うにゅにゅ

笑いのカイブツのうにゅにゅのネタバレレビュー・内容・結末

笑いのカイブツ(2023年製作の映画)
4.3

このレビューはネタバレを含みます

岡山天音の演技が真に狂気、まさに「カイブツ」。「ツチヤタカユキ」の抱えるテーゼと自己矛盾とは?実話ベースの自叙伝的要素がかなり強く、これらのテーマをリアルかつ不可解に描くその演技力が非常に魅力的な作品だった。プロット自体は起承転結が固定されている訳でもなく、どちらかと言えばツチヤの深淵、鬱々とした感情の螺旋を見つめ続けるような、平坦なものだったので、オチが凄く面白かった、とかそういうタイプではない。俳優陣の演技力とツチヤ自身の人生観に常に驚かされ、我々が普段目にする「エンターテイメント」とは何なのか、考えさせられる作品。

ツチヤが表面的に体現していたのは「誠実だが不器用」といったステレオタイプな天才ではなく、寧ろ「単なる奇人」といった、凡人には理解し得ない奇妙な存在だったように感じる。作中、ツチヤが何か面白い事を言って人を笑わせたシーンは少なく、発言のベクトルが「周囲への笑いの提供」に向くことは殆どない。菅田将暉演じるピンク(呼称)とベーコンズ・西寺だけが彼に備わった真にユーモラスな人間性を理解していた。一方、彼が担当したネタ脚本やハガキ大喜利など、間接的な形で彼のお笑い精神は発揮されてゆく。脚本や演技の内容において、我々観客が、ダイレクトに彼の面白さ、その要素を浴びることができない点がこの作品の持つ最大の特色だろう。彼の「面白さ」が分かりそうで分からない、ツチヤの「面白さ」が正しいのかも分からない、そのジレンマが存在してこそ、我々は「本当の笑いとは何か」といった本質的な疑問に遭遇できるのではないだろうか?

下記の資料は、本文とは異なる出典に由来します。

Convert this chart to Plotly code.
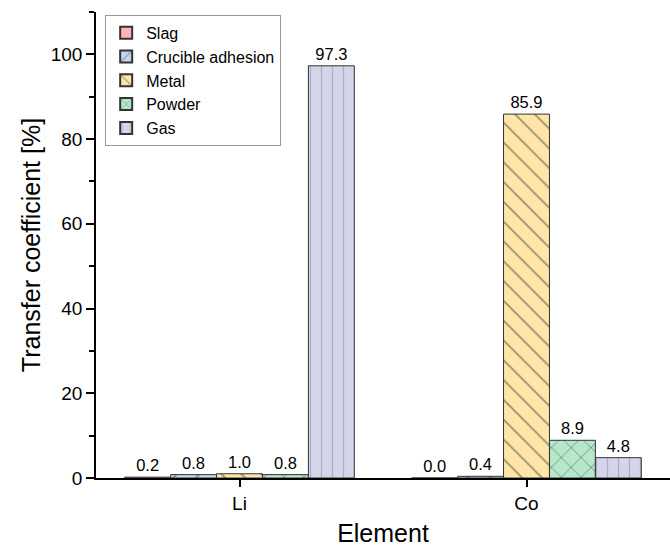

ツチヤとは世界観を共有しない周囲の人間達の描き方も抜群だった。特に菅田将暉、松本穂香の快演は印象深い。松本演じるミカコとの恋愛描写は一見すると本筋とは関係のないノイズのように映ってしまう。しかし、彼がお笑いを諦めて、終始嫌悪していた「世間」への迎合を図る際、彼らの恋愛の崩壊こそが、その迎合すら拒否してしまう。彼をどこにも導かず、悲劇の渦中へと突き落とすことこそがミカコの役割ではないだろうか?そう考えれば、彼女の無秩序ぶりは「私中卒だから…」と何気なく自分語りを押し付けてしまう序盤の行動にも表れていたと言えよう。そのさりげない演技力に感激してしまった。菅田将暉に関しては最早言う事なし。兎に角、素晴らしい。ミカコとは真逆で、彼を唯一現実世界に(辛うじて)繋ぎ止め、彼の本音を観客に暴露する為の記号として、鬼気迫る演技をしてくれた。

「世間」とのズレ、往々にして我々が思春期に感じてきた観念が本作では具に描かれている。だが、その世間という概念が指し示していたモノは、真に正しいと言えるのだろうか?本作で描かれるズレは、カメラワーク(劇場、階段付近のシーン。ツチヤにはピントが合わず、他の作家見習いにはピントが当たっている)や突飛な演出(自転車での爆走シーン等等)等、細かな部分で再現されていたが、ツチヤの不器用さや、僅かな可愛らしさに同情した自分は、これらのズレを断罪する気にもなれず、むしろ世間への懐疑的な目線に立ち返ることとなる。プロットや演技だけではなく、演出においても重大なテーマを投げかけられているようで、単なる自叙伝としてだけ受容するのは勿体無い、素晴らしい作品だった。